EXERCISE REQUIREMENTS:
Do not repeat pictures. Repeat exactly the lines of the listing below from its first line through the line with "var leftNamePos = [[15.2, 55.4], [28.9, 55.4], [46.4, 55.4]];".

SUPPLIED RECORDS:
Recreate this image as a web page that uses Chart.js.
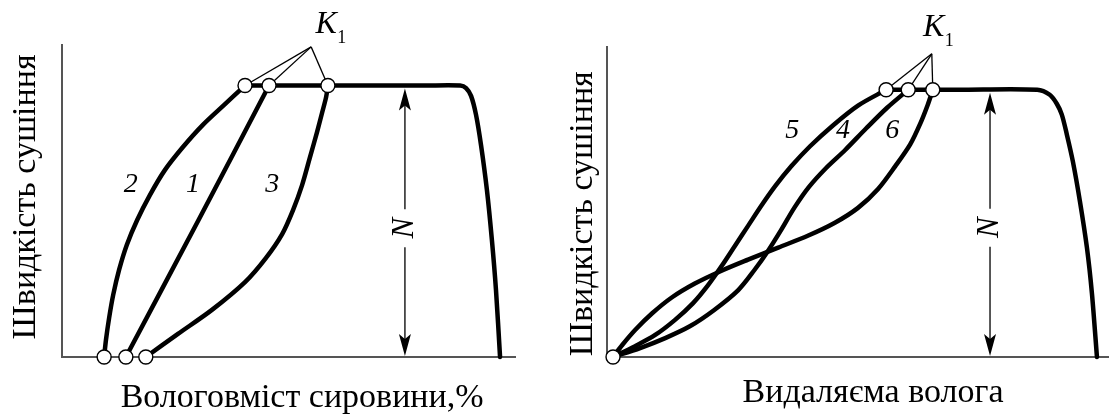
<!DOCTYPE html>
<html>
<head>
<meta charset="utf-8">
<script src="https://cdn.jsdelivr.net/npm/chart.js@4.4.0/dist/chart.umd.min.js"></script>
<style>
  html, body { margin: 0; padding: 0; background: #fff; }
  #wrap { position: relative; width: 1109px; height: 414px; overflow: hidden; }
  .panel { position: absolute; top: 0; height: 414px; }
  #left { left: 0; width: 555px; }
  #right { left: 555px; width: 566px; }
</style>
</head>
<body>
<div id="wrap">
  <div class="panel" id="left"><canvas id="chartLeft" width="555" height="414"></canvas></div>
  <div class="panel" id="right"><canvas id="chartRight" width="566" height="414"></canvas></div>
</div>
<script>
// both panels: x and y in relative units 0..100

// left panel - drying rate vs moisture content
var leftCurve1 = [[14.1, 0], [30.0, 43.5], [45.7, 87]];
var leftCurve2 = [[9.3, 0], [9.7, 5.4], [10.4, 12.5], [11.3, 19.9], [12.6, 27.9], [14.3, 35.9], [16.6, 43.9], [19.4, 51.9], [22.7, 59.9], [26.7, 67.3], [31.1, 74.4], [35.8, 80.8], [40.4, 87]];
var leftCurve3 = [[18.5, 0], [25.6, 7.4], [33.1, 15.1], [40.4, 24.0], [45.0, 31.7], [48.6, 39.4], [51.0, 47.1], [53.0, 55.1], [54.7, 63.8], [56.3, 72.1], [57.4, 78.2], [58.3, 83.3], [58.7, 87]];
var leftMain = [[40.4, 87], [60, 87], [80, 87], [87.9, 87], [89.2, 86.2], [90.3, 83.7], [91.4, 77.6], [92.5, 67.9], [93.8, 53.5], [94.9, 37.5], [95.8, 21.5], [96.7, 0]];
var leftStarts = [[9.3, 0], [14.1, 0], [18.5, 0]];
var leftBreaks = [[40.4, 87], [45.7, 87], [58.7, 87]];
var leftApex = [55.0, 99.4];
var leftCurveNames = ['2', '1', '3'];
var leftNamePos = [[15.2, 55.4], [28.9, 55.4], [46.4, 55.4]];

// right panel - drying rate vs removed moisture
var rightCurve4 = [[1.2, 0], [6.6, 2.9], [11.6, 6.1], [16.5, 9.9], [21.3, 15.1], [26.1, 21.5], [29.3, 27.9], [32.1, 34.3], [34.7, 41.0], [37.3, 48.1], [40.2, 54.8], [43.6, 60.9], [47.4, 66.7], [51.6, 73.7], [55.8, 80.4], [60.0, 86.2]];
var rightCurve5 = [[1.2, 0], [5.6, 3.5], [9.6, 7.1], [13.5, 11.9], [17.1, 17.3], [20.1, 23.1], [22.9, 29.5], [25.5, 35.9], [28.1, 42.3], [30.7, 48.7], [33.5, 55.1], [36.7, 61.5], [40.4, 67.9], [45.0, 74.7], [50.0, 81.1], [55.6, 86.2]];
var rightCurve6 = [[1.2, 0], [3.0, 3.8], [5.6, 8.7], [9.0, 14.1], [12.9, 19.2], [17.5, 23.7], [22.5, 27.6], [28.1, 31.4], [34.1, 35.3], [40.0, 39.1], [45.4, 43.3], [50.0, 48.1], [54.0, 54.2], [57.4, 61.5], [60.4, 68.6], [62.4, 75.3], [63.9, 81.4], [64.9, 86.2]];
var rightMain = [[55.6, 86.2], [70, 86.2], [85.7, 86.2], [88.2, 84.6], [89.6, 81.7], [90.6, 78.2], [91.6, 71.8], [92.8, 63.1], [94.2, 50.3], [95.6, 35.3], [96.6, 20.5], [97.6, 0]];
var rightStarts = [[1.2, 0]];
var rightBreaks = [[55.6, 86.2], [60.0, 86.2], [64.9, 86.2]];
var rightApex = [64.7, 97.8];
var rightCurveNames = ['5', '4', '6'];
var rightNamePos = [[36.9, 73.1], [47.0, 73.1], [56.8, 73.1]];

var FONT = '"Liberation Serif", "Times New Roman", serif';

function pts(arr) {
    return arr.map(function (p) { return { x: p[0], y: p[1] }; });
}

function curve(arr) {
    return {
        data: pts(arr),
        showLine: true,
        borderColor: '#000',
        borderWidth: 4.5,
        pointRadius: 0,
        tension: 0.3,
        borderCapStyle: 'round',
        borderJoinStyle: 'round',
        fill: false,
        clip: false,
        order: 1
    };
}

function leader(apex, p) {
    return {
        data: pts([apex, p]),
        showLine: true,
        borderColor: '#000',
        borderWidth: 1.3,
        pointRadius: 0,
        tension: 0,
        clip: false,
        order: 2
    };
}

function circles(arr) {
    return {
        data: pts(arr),
        showLine: false,
        pointRadius: 7,
        pointBackgroundColor: '#fff',
        pointBorderColor: '#000',
        pointBorderWidth: 1.4,
        clip: false,
        order: 0
    };
}

function arrowHead(ctx, x, tipY, dir) {
    ctx.beginPath();
    ctx.moveTo(x, tipY);
    ctx.lineTo(x - 6, tipY + dir * 22);
    ctx.lineTo(x, tipY + dir * 17);
    ctx.lineTo(x + 6, tipY + dir * 22);
    ctx.closePath();
    ctx.fill();
}

// text, the N arrow and axis titles
var sketchText = {
    id: 'sketchText',
    afterDatasetsDraw: function (chart, args, o) {
        var ctx = chart.ctx;
        var xs = chart.scales.x, ys = chart.scales.y;
        var px = function (v) { return xs.getPixelForValue(v); };
        var py = function (v) { return ys.getPixelForValue(v); };
        ctx.save();
        ctx.fillStyle = '#000';
        ctx.strokeStyle = '#222';

        // N arrow
        var ax = px(o.arrowX), top = py(o.plateau) + 3, bot = py(0) - 1, mid = py(o.nY);
        ctx.lineWidth = 1.5;
        ctx.beginPath();
        ctx.moveTo(ax, top + 12); ctx.lineTo(ax, mid - 19);
        ctx.moveTo(ax, mid + 19); ctx.lineTo(ax, bot - 12);
        ctx.stroke();
        arrowHead(ctx, ax, top, 1);
        arrowHead(ctx, ax, bot, -1);
        ctx.save();
        ctx.translate(ax, mid);
        ctx.rotate(-Math.PI / 2);
        ctx.font = 'italic 31px ' + FONT;
        ctx.textAlign = 'center';
        ctx.textBaseline = 'middle';
        ctx.fillText('N', 0, 0);
        ctx.restore();

        // curve numbers
        ctx.font = 'italic 28px ' + FONT;
        ctx.textAlign = 'center';
        ctx.textBaseline = 'middle';
        o.names.forEach(function (n, i) {
            ctx.fillText(n, px(o.namePos[i][0]), py(o.namePos[i][1]));
        });

        // K1
        var kx = px(o.apex[0]) + o.kShift, ky = py(o.apex[1]) - o.kLift;
        ctx.font = 'italic 32px ' + FONT;
        ctx.fillText('K', kx, ky);
        ctx.font = '18px ' + FONT;
        ctx.textAlign = 'left';
        ctx.fillText('1', kx + 11, ky + 13);

        // axis titles
        ctx.font = '34px ' + FONT;
        ctx.textAlign = 'center';
        ctx.textBaseline = 'alphabetic';
        ctx.fillText(o.xTitle, px(53), chart.chartArea.bottom + o.xTitleGap);
        ctx.save();
        ctx.translate(chart.chartArea.left - o.yTitleGap, py(o.yTitleAt));
        ctx.rotate(-Math.PI / 2);
        ctx.fillText(o.yTitle, 0, 0);
        ctx.restore();

        ctx.restore();
    }
};

function makeChart(id, datasets, pad, textOpts) {
    return new Chart(document.getElementById(id), {
        type: 'scatter',
        data: { datasets: datasets },
        options: {
            responsive: false,
            animation: false,
            devicePixelRatio: 1,
            layout: { padding: pad },
            scales: {
                x: {
                    type: 'linear', min: 0, max: 100,
                    grid: { display: false, drawTicks: false },
                    ticks: { display: false },
                    border: { display: true, color: '#555', width: 2 }
                },
                y: {
                    type: 'linear', min: 0, max: 100,
                    grid: { display: false, drawTicks: false },
                    ticks: { display: false },
                    border: { display: true, color: '#555', width: 2 }
                }
            },
            plugins: {
                legend: { display: false },
                tooltip: { enabled: false },
                sketchText: textOpts
            }
        },
        plugins: [sketchText]
    });
}

var leftSets = [curve(leftCurve1), curve(leftCurve2), curve(leftCurve3), curve(leftMain), circles(leftStarts.concat(leftBreaks))];
leftBreaks.forEach(function (p) { leftSets.push(leader(leftApex, p)); });

var rightSets = [curve(rightCurve4), curve(rightCurve5), curve(rightCurve6), curve(rightMain), circles(rightStarts.concat(rightBreaks))];
rightBreaks.forEach(function (p) { rightSets.push(leader(rightApex, p)); });

makeChart('chartLeft', leftSets, { left: 62, right: 40, top: 45, bottom: 57 }, {
    arrowX: 75.7, plateau: 87, nY: 41.3,
    names: leftCurveNames, namePos: leftNamePos,
    apex: leftApex, kShift: 15, kLift: 22,
    xTitle: 'Вологовміст сировини,%', xTitleGap: 50,
    yTitle: 'Швидкість сушіння', yTitleGap: 27, yTitleAt: 51.3
});

// right canvas runs past the window edge so its axis reaches x = 1109
makeChart('chartRight', rightSets, { left: 52, right: 12, top: 47, bottom: 57 }, {
    arrowX: 76.3, plateau: 86.2, nY: 41.7,
    names: rightCurveNames, namePos: rightNamePos,
    apex: rightApex, kShift: 2, kLift: 26,
    xTitle: 'Видаляєма волога', xTitleGap: 45,
    yTitle: 'Швидкість сушіння', yTitleGap: 15, yTitleAt: 46.2
});
</script>
</body>
</html>
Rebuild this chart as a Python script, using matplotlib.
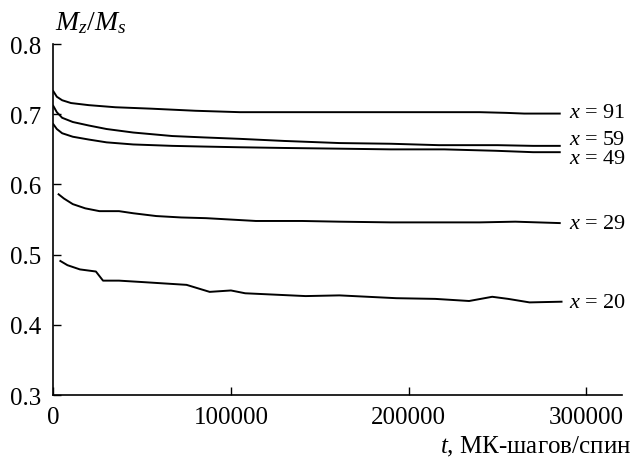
import matplotlib
matplotlib.use("Agg")
import matplotlib.pyplot as plt

plt.rcParams["font.family"] = ["Liberation Serif", "DejaVu Serif"]
plt.rcParams["mathtext.fontset"] = "custom"
plt.rcParams["mathtext.rm"] = "Liberation Serif"
plt.rcParams["mathtext.it"] = "Liberation Serif:italic"

# --- magnetisation relaxation curves, M_z/M_s vs MC steps per spin ---
t91 = [0, 2000, 5000, 10000, 20000, 35000, 55000, 80000, 105000, 130000,
       160000, 190000, 215000, 240000, 255000, 265000, 285000]
m91 = [0.733, 0.725, 0.720, 0.716, 0.713, 0.710, 0.708, 0.705, 0.703, 0.703,
       0.703, 0.703, 0.703, 0.703, 0.702, 0.701, 0.701]

t59 = [0, 2000, 5000, 11000, 20000, 30000, 45000, 67000, 85000, 105000,
       130000, 161000, 190000, 217000, 250000, 270000, 285000]
m59 = [0.712, 0.703, 0.695, 0.689, 0.684, 0.679, 0.674, 0.669, 0.667, 0.665,
       0.662, 0.659, 0.658, 0.656, 0.656, 0.655, 0.655]

t49 = [0, 2000, 5000, 11000, 20000, 30000, 45000, 67000, 85000, 105000,
       130000, 161000, 190000, 220000, 249000, 270000, 285000]
m49 = [0.686, 0.679, 0.673, 0.668, 0.664, 0.660, 0.657, 0.655, 0.654, 0.653,
       0.652, 0.651, 0.650, 0.650, 0.648, 0.646, 0.646]

t29 = [3000, 6000, 11000, 18000, 26000, 37000, 45000, 58000, 72000, 86000,
       100000, 114000, 140000, 161000, 190000, 215000, 240000, 260000, 285000]
m29 = [0.586, 0.580, 0.572, 0.566, 0.562, 0.562, 0.559, 0.555, 0.553, 0.552,
       0.550, 0.548, 0.548, 0.547, 0.546, 0.546, 0.546, 0.547, 0.545]

t20 = [4000, 8000, 15000, 24000, 28000, 37000, 50000, 75000, 88000, 100000,
       108000, 125000, 142000, 161000, 193000, 215000, 234000, 247000, 256000,
       268000, 286000]
m20 = [0.491, 0.485, 0.479, 0.476, 0.463, 0.463, 0.461, 0.457, 0.447, 0.449,
       0.445, 0.443, 0.441, 0.442, 0.438, 0.437, 0.434, 0.440, 0.437,
       0.432, 0.433]

conc = ["91", "59", "49", "29", "20"]
label_y = [0.703, 0.664, 0.637, 0.544, 0.432]
label_t = 290000

series = [(t91, m91), (t59, m59), (t49, m49), (t29, m29), (t20, m20)]

fig = plt.figure(figsize=(6.34, 4.60), dpi=100)
ax = fig.add_axes([0.084, 0.139, 0.897, 0.763])

for (t, m), c, ly in zip(series, conc, label_y):
    ax.plot(t, m, color="black", lw=1.4)
    ax.text(label_t, ly, f"$x$ = {c}", fontsize=16, ha="left", va="center")

ax.set_xlim(0, 320000)
ax.set_ylim(0.3, 0.8)
ax.set_xticks([0, 100000, 200000, 300000])
ax.set_xticklabels(["0", "100000", "200000", "300000"])
ax.set_yticks([0.3, 0.4, 0.5, 0.6, 0.7, 0.8])
ax.set_yticklabels(["0.3", "0.4", "0.5", "0.6", "0.7", "0.8"])

for side in ["top", "right"]:
    ax.spines[side].set_visible(False)
for side in ["left", "bottom"]:
    ax.spines[side].set_linewidth(1.2)

ax.tick_params(direction="in", length=6, width=1.0, labelsize=18)
ax.tick_params(axis="y", pad=9)
ax.tick_params(axis="x", pad=8)

fig.text(0.087, 0.950, "$M_z/M_s$", fontsize=20, ha="left", va="center")
fig.text(0.995, 0.028, "$t$, МК-шагов/спин", fontsize=18, ha="right", va="center")

fig.savefig("out.png", dpi=100)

SOLUTION:
Recreate this image as a web page that uses Chart.js.
<!DOCTYPE html>
<html>
<head>
<meta charset="utf-8">
<script src="https://cdn.jsdelivr.net/npm/chart.js@4.4.0/dist/chart.umd.min.js"></script>
<style>
  html, body { margin: 0; padding: 0; background: #fff; }
  #wrap { position: relative; width: 1109px; height: 414px; overflow: hidden; }
  .panel { position: absolute; top: 0; height: 414px; }
  #left { left: 0; width: 555px; }
  #right { left: 555px; width: 566px; }
</style>
</head>
<body>
<div id="wrap">
  <div class="panel" id="left"><canvas id="chartLeft" width="555" height="414"></canvas></div>
  <div class="panel" id="right"><canvas id="chartRight" width="566" height="414"></canvas></div>
</div>
<script>
// both panels: x and y in relative units 0..100

// left panel - drying rate vs moisture content
var leftCurve1 = [[14.1, 0], [30.0, 43.5], [45.7, 87]];
var leftCurve2 = [[9.3, 0], [9.7, 5.4], [10.4, 12.5], [11.3, 19.9], [12.6, 27.9], [14.3, 35.9], [16.6, 43.9], [19.4, 51.9], [22.7, 59.9], [26.7, 67.3], [31.1, 74.4], [35.8, 80.8], [40.4, 87]];
var leftCurve3 = [[18.5, 0], [25.6, 7.4], [33.1, 15.1], [40.4, 24.0], [45.0, 31.7], [48.6, 39.4], [51.0, 47.1], [53.0, 55.1], [54.7, 63.8], [56.3, 72.1], [57.4, 78.2], [58.3, 83.3], [58.7, 87]];
var leftMain = [[40.4, 87], [60, 87], [80, 87], [87.9, 87], [89.2, 86.2], [90.3, 83.7], [91.4, 77.6], [92.5, 67.9], [93.8, 53.5], [94.9, 37.5], [95.8, 21.5], [96.7, 0]];
var leftStarts = [[9.3, 0], [14.1, 0], [18.5, 0]];
var leftBreaks = [[40.4, 87], [45.7, 87], [58.7, 87]];
var leftApex = [55.0, 99.4];
var leftCurveNames = ['2', '1', '3'];
var leftNamePos = [[15.2, 55.4], [28.9, 55.4], [46.4, 55.4]];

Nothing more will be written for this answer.